*Exercise objective*: All lines in which the word "that" occurs are to be extracted.

*Available data*:
───
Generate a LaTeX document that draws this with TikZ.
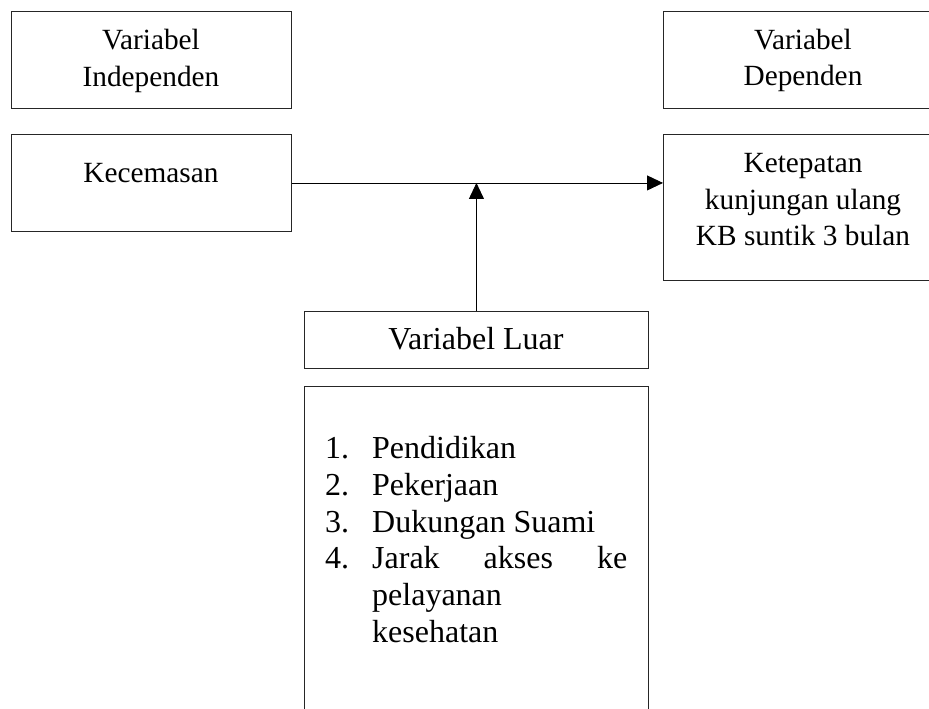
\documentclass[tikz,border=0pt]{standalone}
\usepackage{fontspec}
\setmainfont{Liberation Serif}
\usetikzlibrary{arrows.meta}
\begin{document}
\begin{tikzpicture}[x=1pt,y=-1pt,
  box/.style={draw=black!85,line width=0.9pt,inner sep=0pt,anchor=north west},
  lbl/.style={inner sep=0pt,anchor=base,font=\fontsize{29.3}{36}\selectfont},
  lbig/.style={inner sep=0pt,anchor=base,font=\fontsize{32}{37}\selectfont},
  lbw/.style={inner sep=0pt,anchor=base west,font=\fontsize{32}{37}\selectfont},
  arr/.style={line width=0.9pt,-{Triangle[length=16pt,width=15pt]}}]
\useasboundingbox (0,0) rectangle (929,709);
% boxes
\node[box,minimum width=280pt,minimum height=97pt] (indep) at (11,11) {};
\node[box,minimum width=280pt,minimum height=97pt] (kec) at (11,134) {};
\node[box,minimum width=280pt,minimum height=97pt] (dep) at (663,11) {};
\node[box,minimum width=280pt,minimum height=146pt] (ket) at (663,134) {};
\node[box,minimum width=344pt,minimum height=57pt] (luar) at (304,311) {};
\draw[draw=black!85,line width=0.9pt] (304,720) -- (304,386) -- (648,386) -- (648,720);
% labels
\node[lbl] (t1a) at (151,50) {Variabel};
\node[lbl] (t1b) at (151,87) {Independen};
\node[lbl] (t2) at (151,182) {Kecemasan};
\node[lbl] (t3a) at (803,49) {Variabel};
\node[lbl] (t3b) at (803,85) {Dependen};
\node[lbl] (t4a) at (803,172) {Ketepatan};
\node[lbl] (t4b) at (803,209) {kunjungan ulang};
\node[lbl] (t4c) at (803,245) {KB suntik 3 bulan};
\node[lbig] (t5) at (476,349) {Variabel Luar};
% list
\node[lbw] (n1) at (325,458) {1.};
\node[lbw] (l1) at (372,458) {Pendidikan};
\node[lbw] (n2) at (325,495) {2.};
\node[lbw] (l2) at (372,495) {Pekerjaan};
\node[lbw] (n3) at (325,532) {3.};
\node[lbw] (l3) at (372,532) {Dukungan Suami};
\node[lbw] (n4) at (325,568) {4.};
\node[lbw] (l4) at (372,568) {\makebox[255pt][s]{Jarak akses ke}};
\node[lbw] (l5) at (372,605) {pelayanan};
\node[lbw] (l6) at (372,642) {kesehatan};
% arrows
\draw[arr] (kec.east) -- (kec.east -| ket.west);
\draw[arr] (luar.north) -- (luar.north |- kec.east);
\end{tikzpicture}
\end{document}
───
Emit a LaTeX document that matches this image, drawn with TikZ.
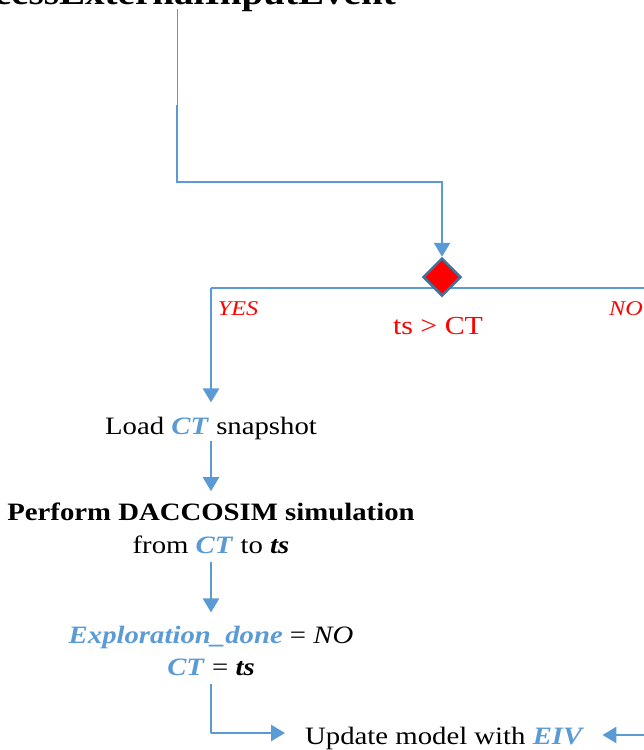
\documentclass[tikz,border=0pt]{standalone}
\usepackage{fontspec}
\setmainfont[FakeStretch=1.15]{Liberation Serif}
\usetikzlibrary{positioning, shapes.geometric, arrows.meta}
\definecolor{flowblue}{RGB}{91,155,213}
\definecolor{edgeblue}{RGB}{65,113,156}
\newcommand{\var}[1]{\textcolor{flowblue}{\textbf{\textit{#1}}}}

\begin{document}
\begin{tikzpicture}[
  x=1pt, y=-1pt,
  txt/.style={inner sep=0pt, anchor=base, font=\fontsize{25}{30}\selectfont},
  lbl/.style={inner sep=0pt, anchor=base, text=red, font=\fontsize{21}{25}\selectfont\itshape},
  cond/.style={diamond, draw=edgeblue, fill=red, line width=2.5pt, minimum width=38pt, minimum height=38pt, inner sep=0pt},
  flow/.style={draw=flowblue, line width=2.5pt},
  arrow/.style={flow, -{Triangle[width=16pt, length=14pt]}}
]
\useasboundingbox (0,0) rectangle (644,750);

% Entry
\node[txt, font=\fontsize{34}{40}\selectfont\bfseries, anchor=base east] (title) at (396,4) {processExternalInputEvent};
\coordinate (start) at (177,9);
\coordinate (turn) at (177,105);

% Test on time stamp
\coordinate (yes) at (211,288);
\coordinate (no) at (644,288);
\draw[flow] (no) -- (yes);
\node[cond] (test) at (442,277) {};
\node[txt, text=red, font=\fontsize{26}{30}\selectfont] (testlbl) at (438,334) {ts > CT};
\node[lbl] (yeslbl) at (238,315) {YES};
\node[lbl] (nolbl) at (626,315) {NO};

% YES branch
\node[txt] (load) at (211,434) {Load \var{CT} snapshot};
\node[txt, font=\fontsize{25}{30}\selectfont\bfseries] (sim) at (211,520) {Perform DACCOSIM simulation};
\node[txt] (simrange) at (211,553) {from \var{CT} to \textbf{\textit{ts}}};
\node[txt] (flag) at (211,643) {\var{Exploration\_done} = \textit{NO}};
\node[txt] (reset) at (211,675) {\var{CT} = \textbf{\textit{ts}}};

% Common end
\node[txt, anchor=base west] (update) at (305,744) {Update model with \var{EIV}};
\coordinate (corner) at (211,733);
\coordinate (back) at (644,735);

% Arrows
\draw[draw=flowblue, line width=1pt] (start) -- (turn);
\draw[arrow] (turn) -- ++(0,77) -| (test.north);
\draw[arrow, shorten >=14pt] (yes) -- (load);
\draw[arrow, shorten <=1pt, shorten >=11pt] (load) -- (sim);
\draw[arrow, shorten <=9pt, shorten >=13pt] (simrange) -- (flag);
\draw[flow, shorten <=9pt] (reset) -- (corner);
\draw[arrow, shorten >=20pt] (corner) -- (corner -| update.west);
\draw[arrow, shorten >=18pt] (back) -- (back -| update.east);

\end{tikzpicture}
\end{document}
───
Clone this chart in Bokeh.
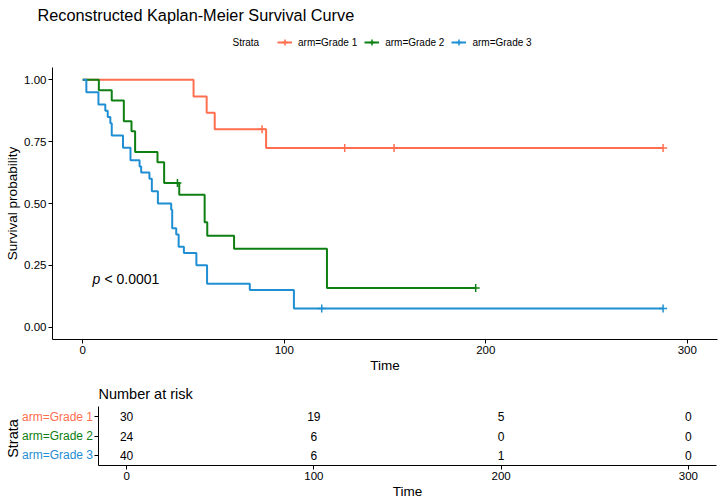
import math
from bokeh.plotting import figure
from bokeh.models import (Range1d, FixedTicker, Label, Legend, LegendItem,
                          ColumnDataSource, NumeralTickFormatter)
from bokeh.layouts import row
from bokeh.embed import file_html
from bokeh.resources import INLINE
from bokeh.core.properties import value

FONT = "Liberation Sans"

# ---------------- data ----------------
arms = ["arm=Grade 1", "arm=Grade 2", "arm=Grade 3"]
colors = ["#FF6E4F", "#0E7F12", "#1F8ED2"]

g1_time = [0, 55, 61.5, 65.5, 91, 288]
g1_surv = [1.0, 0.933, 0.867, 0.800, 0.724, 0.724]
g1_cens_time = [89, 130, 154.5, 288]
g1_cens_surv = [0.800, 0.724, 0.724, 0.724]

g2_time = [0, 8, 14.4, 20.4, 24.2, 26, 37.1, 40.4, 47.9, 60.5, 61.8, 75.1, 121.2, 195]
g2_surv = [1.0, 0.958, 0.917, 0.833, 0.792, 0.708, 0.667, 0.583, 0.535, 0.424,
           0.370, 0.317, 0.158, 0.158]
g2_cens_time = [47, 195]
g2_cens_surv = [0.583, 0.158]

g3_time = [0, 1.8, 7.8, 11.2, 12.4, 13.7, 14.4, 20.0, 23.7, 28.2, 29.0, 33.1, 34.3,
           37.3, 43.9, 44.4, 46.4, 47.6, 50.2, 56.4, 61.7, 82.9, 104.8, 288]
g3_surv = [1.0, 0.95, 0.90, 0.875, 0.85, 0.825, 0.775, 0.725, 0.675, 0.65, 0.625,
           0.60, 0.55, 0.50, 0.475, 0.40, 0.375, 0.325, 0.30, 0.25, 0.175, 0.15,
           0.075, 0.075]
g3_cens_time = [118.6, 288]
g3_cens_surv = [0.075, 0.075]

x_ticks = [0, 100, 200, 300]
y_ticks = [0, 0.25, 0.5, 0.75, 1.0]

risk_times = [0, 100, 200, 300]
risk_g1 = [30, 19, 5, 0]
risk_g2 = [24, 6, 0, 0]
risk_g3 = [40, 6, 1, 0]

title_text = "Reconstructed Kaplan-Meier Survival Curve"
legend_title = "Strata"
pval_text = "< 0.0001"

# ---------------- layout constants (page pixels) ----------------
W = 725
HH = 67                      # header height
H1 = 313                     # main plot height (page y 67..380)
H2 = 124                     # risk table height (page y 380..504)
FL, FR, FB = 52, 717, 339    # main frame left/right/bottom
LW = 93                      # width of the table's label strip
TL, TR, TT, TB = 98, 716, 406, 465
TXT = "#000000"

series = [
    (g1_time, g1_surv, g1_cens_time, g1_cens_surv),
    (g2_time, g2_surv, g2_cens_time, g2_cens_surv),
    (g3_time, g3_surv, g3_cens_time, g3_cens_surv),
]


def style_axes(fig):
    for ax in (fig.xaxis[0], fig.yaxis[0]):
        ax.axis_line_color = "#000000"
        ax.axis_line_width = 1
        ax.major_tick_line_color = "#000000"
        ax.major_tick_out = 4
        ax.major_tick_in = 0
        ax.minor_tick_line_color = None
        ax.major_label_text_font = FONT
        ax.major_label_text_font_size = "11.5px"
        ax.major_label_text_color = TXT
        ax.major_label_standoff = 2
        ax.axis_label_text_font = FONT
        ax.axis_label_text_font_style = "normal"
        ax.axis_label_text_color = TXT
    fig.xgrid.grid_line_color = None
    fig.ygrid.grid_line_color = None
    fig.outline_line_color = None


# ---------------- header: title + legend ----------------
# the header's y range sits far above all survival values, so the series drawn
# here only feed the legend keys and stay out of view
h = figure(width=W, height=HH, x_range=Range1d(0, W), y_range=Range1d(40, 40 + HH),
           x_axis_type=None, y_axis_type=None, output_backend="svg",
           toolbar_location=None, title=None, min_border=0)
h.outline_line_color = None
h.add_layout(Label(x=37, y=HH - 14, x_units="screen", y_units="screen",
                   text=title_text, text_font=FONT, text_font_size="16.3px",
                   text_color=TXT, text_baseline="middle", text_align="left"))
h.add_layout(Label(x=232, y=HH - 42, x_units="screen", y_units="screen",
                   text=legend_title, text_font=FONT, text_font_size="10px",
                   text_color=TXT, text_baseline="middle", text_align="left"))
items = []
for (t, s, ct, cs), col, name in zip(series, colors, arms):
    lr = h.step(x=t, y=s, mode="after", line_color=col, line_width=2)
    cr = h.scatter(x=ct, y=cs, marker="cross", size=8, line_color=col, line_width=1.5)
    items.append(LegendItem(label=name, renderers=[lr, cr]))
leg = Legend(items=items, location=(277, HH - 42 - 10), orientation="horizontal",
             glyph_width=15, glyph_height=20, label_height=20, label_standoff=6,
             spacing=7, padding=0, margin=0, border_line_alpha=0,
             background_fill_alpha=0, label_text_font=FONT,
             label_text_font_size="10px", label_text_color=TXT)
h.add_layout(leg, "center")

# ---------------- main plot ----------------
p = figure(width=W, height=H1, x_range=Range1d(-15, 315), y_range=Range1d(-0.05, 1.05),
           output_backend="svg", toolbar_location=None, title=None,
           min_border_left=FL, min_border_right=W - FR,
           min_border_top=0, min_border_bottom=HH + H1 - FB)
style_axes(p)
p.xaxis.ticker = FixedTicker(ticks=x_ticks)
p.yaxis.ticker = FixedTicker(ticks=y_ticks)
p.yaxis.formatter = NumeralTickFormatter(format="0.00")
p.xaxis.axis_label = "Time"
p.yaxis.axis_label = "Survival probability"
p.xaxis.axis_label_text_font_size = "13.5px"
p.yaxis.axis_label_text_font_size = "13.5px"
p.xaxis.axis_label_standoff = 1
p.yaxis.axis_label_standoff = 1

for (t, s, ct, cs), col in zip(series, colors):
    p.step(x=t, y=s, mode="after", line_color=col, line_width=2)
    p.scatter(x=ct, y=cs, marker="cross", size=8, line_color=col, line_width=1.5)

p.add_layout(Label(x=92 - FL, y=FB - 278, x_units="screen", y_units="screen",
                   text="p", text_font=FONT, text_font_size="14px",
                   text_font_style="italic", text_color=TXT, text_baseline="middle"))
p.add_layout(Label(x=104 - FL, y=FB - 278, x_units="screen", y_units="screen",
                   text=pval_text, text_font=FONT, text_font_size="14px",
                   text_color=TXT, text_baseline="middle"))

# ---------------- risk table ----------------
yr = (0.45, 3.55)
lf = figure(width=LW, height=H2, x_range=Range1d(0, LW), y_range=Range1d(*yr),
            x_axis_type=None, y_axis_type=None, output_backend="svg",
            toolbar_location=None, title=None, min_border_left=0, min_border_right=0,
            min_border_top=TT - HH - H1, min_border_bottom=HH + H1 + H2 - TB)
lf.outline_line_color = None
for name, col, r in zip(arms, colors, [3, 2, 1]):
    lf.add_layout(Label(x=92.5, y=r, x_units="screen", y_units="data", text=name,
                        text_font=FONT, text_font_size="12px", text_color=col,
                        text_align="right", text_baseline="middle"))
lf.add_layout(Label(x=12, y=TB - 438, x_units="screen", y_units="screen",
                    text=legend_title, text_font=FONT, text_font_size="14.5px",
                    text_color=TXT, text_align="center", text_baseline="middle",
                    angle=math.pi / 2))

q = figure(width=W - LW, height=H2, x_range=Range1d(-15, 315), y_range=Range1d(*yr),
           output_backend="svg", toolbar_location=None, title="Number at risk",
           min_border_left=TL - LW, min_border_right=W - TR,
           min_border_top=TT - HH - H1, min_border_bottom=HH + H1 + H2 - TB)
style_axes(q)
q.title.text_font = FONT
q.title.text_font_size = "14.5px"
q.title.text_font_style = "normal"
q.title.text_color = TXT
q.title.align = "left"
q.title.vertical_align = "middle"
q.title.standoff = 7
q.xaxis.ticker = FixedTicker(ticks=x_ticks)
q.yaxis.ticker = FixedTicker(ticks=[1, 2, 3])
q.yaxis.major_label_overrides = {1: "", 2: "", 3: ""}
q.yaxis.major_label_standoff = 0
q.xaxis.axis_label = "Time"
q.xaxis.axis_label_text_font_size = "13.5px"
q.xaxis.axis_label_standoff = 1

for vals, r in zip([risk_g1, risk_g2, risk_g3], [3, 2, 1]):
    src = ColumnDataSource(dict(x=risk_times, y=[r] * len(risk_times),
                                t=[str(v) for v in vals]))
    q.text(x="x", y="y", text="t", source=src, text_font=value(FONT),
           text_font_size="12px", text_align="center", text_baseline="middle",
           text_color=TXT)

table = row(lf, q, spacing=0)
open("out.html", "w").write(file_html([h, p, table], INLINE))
───
*Task output*:
Generate a LaTeX document that draws this with TikZ.
Emit a LaTeX document that matches this image, drawn with TikZ.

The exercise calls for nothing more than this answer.